Work to complete
Pull every "chart" line out of the data below.

Collected material
=-=-=-=-=

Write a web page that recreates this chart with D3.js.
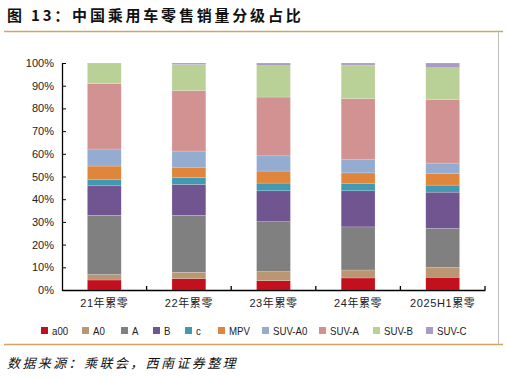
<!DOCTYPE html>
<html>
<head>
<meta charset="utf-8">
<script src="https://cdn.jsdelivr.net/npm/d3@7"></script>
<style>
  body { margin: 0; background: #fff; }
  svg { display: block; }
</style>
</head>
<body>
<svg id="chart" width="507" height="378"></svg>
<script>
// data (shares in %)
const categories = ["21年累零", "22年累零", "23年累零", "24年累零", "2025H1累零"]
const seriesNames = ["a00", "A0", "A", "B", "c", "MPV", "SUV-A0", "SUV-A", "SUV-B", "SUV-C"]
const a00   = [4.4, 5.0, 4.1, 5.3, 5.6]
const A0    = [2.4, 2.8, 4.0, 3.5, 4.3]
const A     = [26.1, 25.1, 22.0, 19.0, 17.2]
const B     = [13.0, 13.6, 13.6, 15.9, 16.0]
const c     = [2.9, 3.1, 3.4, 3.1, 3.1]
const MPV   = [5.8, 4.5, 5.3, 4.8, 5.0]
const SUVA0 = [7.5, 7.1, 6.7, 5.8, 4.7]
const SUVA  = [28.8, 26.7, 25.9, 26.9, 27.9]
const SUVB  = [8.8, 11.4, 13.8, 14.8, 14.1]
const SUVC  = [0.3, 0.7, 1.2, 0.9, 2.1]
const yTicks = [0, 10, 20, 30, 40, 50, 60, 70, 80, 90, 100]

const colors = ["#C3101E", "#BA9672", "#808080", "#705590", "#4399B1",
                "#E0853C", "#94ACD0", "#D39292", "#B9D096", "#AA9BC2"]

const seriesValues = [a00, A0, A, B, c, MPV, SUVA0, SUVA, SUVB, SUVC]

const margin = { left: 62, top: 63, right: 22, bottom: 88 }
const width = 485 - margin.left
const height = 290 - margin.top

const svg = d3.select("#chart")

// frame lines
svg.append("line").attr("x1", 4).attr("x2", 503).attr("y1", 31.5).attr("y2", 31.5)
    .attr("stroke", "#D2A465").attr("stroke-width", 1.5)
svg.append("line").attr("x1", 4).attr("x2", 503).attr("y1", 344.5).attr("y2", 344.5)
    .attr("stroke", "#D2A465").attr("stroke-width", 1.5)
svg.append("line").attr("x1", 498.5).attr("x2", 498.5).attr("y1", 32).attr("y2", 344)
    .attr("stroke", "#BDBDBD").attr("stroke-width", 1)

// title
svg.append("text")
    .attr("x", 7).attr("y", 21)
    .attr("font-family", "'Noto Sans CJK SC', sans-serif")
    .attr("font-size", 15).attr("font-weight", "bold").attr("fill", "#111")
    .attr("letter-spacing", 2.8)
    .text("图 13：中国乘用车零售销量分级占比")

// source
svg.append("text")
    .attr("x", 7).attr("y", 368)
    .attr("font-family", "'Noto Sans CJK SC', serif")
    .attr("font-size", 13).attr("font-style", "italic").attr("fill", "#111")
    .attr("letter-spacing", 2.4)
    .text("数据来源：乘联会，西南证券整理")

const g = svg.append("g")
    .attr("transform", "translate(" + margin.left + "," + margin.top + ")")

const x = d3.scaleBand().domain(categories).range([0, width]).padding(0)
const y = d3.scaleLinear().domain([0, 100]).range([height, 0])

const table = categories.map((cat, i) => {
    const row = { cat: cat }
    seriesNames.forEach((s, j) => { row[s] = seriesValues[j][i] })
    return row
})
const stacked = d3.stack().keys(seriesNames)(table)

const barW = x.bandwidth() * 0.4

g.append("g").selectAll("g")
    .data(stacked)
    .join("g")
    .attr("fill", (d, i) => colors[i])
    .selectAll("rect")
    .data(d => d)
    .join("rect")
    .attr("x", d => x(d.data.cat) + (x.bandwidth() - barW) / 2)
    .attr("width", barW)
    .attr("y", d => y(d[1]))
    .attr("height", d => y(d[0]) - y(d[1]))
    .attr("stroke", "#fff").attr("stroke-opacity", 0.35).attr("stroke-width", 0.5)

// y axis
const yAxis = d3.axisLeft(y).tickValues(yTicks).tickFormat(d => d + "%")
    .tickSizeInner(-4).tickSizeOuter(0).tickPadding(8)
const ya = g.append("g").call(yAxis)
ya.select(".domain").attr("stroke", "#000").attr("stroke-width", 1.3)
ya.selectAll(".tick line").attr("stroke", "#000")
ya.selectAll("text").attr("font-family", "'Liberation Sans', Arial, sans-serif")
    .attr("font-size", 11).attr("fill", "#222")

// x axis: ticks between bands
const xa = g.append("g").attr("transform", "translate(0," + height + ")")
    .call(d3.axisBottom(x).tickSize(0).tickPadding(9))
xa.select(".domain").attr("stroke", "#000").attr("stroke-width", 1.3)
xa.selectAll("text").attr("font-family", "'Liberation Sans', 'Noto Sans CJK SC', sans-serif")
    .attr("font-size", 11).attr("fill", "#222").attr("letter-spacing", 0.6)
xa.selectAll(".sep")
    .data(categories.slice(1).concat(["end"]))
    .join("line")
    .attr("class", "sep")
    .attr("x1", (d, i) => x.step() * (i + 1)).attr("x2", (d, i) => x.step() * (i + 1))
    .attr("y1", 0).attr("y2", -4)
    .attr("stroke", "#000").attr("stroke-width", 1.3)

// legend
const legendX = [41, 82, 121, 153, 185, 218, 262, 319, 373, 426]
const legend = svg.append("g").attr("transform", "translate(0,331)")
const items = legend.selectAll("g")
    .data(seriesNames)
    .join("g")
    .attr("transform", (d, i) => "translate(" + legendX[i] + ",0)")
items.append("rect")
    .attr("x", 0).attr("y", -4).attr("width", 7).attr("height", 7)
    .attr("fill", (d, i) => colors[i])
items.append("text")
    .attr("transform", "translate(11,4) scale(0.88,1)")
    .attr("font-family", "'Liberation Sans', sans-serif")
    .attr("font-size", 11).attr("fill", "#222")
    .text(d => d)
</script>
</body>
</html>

=-=-=-=-=

Correct result
Write a web page that recreates this chart with D3.js.
<svg id="chart" width="507" height="378"></svg>
const svg = d3.select("#chart")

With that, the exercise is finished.